To our surprise the waves were better than they looked and they seemed to be picking up. With the offshore breeze, the surface was smooth and the shape was good. All of us grouped at the one peak straight out from the Groin pole and waited for the sets. Waist-high peelers broke in both directions with the lefts faster and longer than the rights. That’s Marty in the above photo taking off on a good left. Jack sat way outside waiting for the bigger waves. He has an excellent sense for the waves. If he started paddling out, I would paddle out also. If paddled north, I would paddle north. He would take off on the first wave of the set and I would go for the second one. Today the first wave was the biggest wave of the set and Jack was always on it. I would look back and see him crouched down on an inside curl just ahead of the breaking part of the wave. I had some success following his lead. On my second wave, I started down a waist high wall that broke in front of me. I plowed through the white water, climbed back into the swell, stepped to the middle of the board and cruised through a fast section.

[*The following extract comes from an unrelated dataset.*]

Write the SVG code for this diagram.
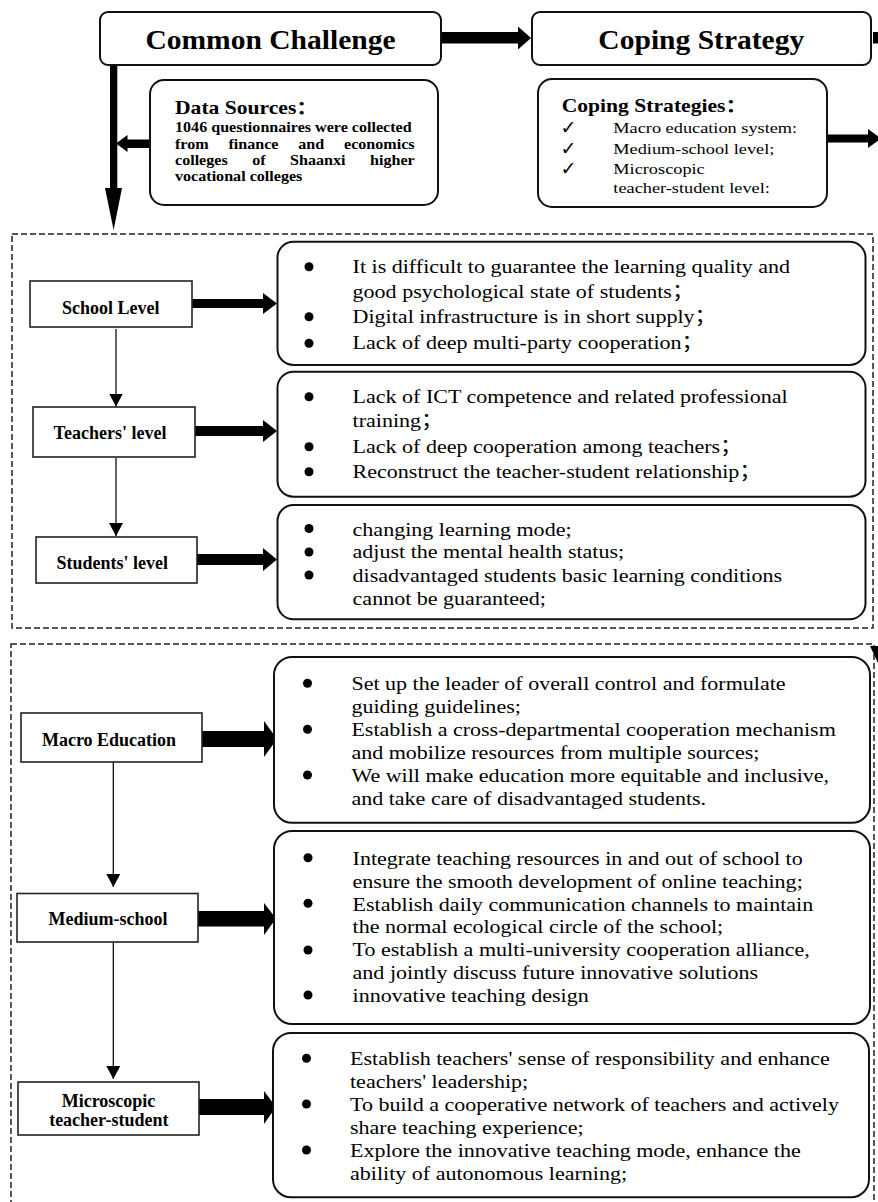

The frequency of the sets picked up and all of us managed to connect on some good curls. I watched Matt work a sizeable one all the way to the shore. I got a good side view of Marty coming down a well-formed curl. Hank sat outside with Jack and I and connected on a couple of four-foot walls.

Last week Mary, Cathy from the Russian River area and couple other women had camped at New Brighton in Santa Cruz and surfed 38th Avenue for four days. Per Mary the surf was good, the crowd reasonable but it was cold due to fog and wind. She stated that it was great to be back home: at our break, Bolinas, with beautiful fun waves, a small crowd and good friends. There’s nothing better.

1 comment:

wutznot2lyke said...

Yeah, conditions really popped just as we entered the water. You gotta love when that happens.